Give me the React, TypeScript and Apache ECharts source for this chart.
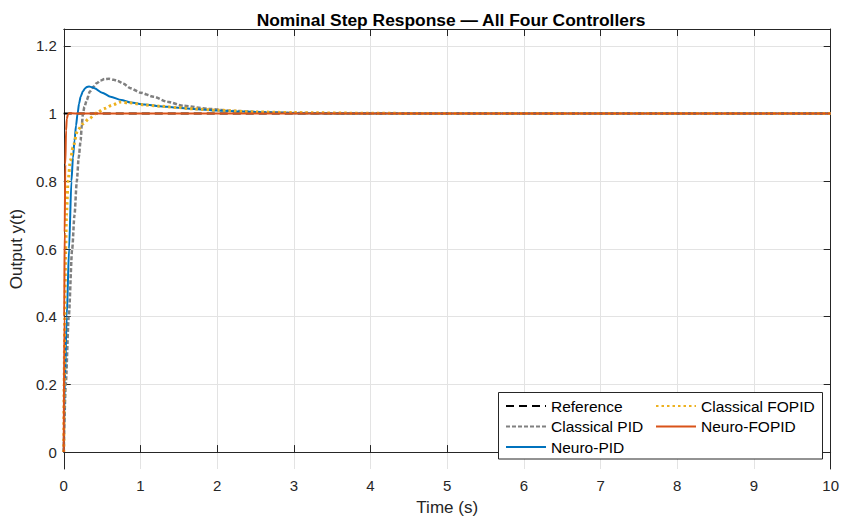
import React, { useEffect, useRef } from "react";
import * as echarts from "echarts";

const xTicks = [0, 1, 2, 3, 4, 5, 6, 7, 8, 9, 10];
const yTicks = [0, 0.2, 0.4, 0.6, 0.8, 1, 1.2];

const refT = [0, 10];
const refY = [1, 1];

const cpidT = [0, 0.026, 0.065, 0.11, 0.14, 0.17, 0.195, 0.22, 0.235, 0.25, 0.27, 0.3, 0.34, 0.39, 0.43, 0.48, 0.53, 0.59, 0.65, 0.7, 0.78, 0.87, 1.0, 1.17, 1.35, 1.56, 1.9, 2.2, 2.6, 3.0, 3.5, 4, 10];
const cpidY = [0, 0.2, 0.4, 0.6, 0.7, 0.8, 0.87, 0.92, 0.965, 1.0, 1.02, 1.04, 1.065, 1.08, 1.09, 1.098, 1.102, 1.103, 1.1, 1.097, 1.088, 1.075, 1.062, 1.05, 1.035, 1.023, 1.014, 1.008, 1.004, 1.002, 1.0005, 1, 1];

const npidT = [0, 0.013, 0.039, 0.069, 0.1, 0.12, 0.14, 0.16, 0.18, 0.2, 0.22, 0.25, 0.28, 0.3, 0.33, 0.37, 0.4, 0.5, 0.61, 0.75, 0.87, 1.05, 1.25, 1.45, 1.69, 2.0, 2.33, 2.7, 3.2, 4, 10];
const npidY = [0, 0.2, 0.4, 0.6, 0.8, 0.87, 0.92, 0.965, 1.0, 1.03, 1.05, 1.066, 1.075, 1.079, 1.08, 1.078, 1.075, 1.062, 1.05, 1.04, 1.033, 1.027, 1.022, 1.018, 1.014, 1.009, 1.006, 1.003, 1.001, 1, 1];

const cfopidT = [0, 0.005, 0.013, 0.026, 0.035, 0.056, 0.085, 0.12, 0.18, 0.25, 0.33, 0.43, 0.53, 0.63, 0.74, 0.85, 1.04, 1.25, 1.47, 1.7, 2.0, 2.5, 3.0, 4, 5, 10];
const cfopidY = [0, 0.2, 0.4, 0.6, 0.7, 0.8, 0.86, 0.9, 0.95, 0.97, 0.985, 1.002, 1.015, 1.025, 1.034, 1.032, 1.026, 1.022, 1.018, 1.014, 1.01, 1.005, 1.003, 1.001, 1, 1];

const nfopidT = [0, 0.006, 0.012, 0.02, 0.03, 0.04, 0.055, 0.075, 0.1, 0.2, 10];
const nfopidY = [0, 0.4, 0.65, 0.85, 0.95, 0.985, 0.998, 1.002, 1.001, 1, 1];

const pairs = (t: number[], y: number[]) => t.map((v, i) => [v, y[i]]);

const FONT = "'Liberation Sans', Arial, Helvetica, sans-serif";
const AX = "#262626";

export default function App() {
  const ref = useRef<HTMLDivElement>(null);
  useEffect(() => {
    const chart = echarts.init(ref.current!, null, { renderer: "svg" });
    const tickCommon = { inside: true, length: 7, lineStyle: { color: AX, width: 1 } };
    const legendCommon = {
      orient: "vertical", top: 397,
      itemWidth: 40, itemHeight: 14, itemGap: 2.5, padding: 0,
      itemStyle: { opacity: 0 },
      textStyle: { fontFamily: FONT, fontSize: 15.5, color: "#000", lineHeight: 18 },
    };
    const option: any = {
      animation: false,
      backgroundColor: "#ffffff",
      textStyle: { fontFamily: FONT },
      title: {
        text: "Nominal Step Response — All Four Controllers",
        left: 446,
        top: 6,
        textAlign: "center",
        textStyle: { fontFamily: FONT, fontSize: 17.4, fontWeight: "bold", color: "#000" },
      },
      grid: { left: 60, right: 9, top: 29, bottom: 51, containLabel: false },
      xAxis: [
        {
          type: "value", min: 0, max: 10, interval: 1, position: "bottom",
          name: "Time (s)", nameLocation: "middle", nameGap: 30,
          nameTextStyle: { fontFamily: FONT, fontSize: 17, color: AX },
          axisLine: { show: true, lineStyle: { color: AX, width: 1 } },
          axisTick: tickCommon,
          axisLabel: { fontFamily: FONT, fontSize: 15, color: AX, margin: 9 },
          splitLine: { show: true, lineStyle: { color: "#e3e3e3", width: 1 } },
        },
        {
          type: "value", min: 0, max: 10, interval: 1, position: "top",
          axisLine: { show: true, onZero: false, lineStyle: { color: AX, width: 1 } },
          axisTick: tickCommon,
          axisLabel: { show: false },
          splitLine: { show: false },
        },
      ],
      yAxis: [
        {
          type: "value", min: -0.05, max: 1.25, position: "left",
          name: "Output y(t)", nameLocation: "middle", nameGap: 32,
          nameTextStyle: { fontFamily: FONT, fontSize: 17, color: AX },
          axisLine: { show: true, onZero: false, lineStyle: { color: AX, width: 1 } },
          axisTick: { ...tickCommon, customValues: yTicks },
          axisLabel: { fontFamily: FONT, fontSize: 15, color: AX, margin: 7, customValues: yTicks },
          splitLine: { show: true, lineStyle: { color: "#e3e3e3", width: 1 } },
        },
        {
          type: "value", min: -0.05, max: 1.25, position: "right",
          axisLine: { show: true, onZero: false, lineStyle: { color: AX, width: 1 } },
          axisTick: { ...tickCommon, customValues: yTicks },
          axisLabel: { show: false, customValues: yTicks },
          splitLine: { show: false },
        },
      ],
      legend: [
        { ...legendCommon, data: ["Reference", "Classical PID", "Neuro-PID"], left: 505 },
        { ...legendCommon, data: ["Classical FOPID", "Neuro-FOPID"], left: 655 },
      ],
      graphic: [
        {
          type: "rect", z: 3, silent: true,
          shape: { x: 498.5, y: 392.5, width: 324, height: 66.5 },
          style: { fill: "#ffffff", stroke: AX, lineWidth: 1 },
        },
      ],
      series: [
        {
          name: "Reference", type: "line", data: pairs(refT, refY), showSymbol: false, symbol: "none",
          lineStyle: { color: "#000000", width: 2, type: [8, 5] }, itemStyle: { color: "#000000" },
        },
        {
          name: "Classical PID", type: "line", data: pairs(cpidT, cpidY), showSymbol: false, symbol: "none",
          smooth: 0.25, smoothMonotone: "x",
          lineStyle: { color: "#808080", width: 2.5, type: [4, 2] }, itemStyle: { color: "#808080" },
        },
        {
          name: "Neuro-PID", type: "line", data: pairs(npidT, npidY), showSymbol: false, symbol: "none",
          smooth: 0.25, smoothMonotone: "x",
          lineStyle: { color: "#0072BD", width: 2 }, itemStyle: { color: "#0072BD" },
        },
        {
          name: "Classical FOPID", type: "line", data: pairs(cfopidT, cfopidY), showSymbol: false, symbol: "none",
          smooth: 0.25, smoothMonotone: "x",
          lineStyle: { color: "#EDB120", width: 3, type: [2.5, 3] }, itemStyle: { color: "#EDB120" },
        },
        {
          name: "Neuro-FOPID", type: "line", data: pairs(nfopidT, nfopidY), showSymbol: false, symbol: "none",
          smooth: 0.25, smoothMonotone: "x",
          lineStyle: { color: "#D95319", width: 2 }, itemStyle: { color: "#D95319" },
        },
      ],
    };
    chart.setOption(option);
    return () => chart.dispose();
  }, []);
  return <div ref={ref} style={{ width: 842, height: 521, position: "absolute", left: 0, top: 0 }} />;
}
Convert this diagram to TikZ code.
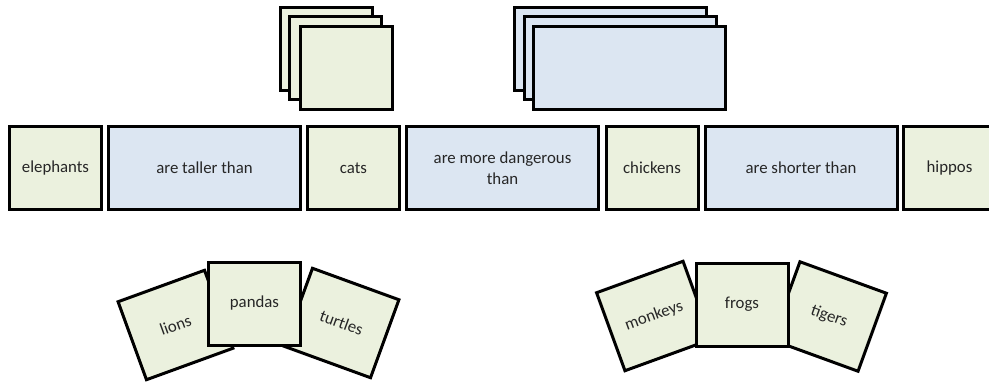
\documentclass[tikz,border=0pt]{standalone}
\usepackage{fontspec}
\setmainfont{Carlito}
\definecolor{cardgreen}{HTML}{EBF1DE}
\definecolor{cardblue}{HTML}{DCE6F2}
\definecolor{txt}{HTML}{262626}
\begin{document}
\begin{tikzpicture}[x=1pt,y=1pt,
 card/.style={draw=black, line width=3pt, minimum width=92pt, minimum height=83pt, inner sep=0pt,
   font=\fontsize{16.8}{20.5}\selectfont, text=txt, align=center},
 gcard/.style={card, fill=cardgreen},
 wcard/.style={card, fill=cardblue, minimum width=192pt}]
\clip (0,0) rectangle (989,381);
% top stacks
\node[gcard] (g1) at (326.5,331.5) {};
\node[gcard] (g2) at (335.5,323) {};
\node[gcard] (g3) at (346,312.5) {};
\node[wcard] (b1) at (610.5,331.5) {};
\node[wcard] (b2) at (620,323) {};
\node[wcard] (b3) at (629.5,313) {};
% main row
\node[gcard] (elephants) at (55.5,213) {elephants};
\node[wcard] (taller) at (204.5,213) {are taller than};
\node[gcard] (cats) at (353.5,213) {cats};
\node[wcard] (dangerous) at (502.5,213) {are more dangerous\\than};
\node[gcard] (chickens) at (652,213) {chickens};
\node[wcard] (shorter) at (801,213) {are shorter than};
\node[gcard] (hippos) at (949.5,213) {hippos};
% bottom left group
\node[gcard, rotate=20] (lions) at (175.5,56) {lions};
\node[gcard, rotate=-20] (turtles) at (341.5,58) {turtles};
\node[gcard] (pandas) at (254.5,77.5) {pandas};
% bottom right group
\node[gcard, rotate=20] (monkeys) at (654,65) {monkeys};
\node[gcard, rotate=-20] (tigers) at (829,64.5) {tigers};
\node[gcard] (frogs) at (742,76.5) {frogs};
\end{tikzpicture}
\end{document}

*-*-*

## Direction
In the data above, please extract the lines from the first one through the line with "const refY = [1, 1];", exactly, and keep pictures out.

## Result for this exercise
Give me the React, TypeScript and Apache ECharts source for this chart.
import React, { useEffect, useRef } from "react";
import * as echarts from "echarts";

const xTicks = [0, 1, 2, 3, 4, 5, 6, 7, 8, 9, 10];
const yTicks = [0, 0.2, 0.4, 0.6, 0.8, 1, 1.2];

const refT = [0, 10];
const refY = [1, 1];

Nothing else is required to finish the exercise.